The formula "e - n + 2p" will yield the most consistent, repeatable results. Because this formula is additive, it can be applied to modules or the entire application. Although graph analysis is
required, the analysis can be automated. Again, nodes must be defined precisely. The CE may request that the developer submit definitions of the nodes to ensure that the measure has been properly interpreted.
McCabe's Cyclomatic Complexity Metric claims to measure the complexity of a module by counting the number of decisions in a program. The metric measures the complexity within a module. It does not assess the complexity that might exist in the connections between modules. Further, McCabe's metric measures only the control structures within a module. Although it may prove to indicate a module's complexity in general, because of the metric's narrow focus, there may be exceptions.
For example, Module A contains a simple sequence control structure in which v(G) is 1. Module B also has a v(G) of 1. When the code is inspected, Module A is found to contain 1000 lines of sequential source code; Module B is found to contain one line. According to the Cyclomatic Complexity metric, these two modules have the same complexity. Obviously, the one containing 1000 lines is more complex, even at the most cursory level of reading the module. This situation is atypical, however, since a module containing 1000 lines of code would more likely contain complex control structures as well. In general, studies show a high correlation between McCabe's Complexity Metric and a module's complexity and error-proneness (Myers 1977).
Since 1982, McCabe's Cyclomatic Complexity Metric has received widespread support, both in industry and the government. McCabe's measure provides an upper threshold of complexity for modules. Industry and government have supported his notion that a module containing a v(G) greater than 10 is too complex. Project leaders have used this number to determine the complexity of modules, and to identify complex code in applications.
SQM Based on McCabe's Software Metric
McCabe's SQM, like Halstead's, is narrowly focused. McCabe's metrics look at the control flow to determine the structural complexity of a module. The metrics are not very context-sensitive. They only address conditional statements.
Kitchenham (1981) casts some doubts on the generality of McCabe's metrics. She failed to find strong correlations between complexity and McCabe's and Halstead's metrics. Kitchenham concedes that more research is required to identify the particular conditions under which these metrics can be applied.
The narrow focus means the v(G)-Complexity SQM provides only a partial assessment of the complexity of a module. Other SQM pairs, such as v(G)-Simplicity and v(G)-Understandability provide a partial assessment for the same reason. While they are viable SQM, they should be used as a measure of how control-flow affects each of the software qualities.
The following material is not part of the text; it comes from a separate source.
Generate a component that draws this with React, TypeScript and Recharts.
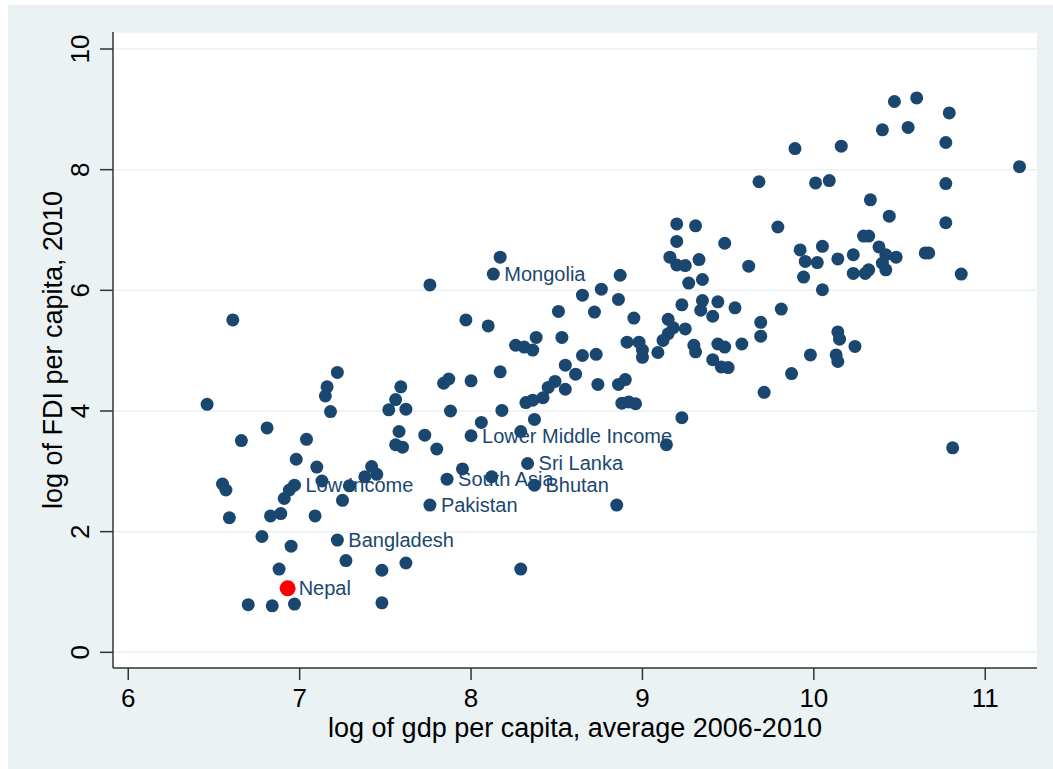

McCabe's Cyclomatic Complexity Metric fares better with respect to the following SQM:
- v(G) - Maintainability
- v(G) - Modularity
- v(G) - Testability
Industry supports these SQM as valid indicators of the extent to which a program is maintainable,
modular, and easily tested. The v(G)-Testability SQM continues to receive the most attention in
private industry and the government.
McCabe's Cyclomatic Complexity Measure addresses the structural coverage requirements for assessing
test coverage. However, although it determines the maximum number of test cases required to
generate branch coverage, it does not provide a number that will indicate path coverage.
Hence, if this SQM is used to calculate the number of test cases, it should not be used to
calculate the critical modules' test cases, which require path coverage.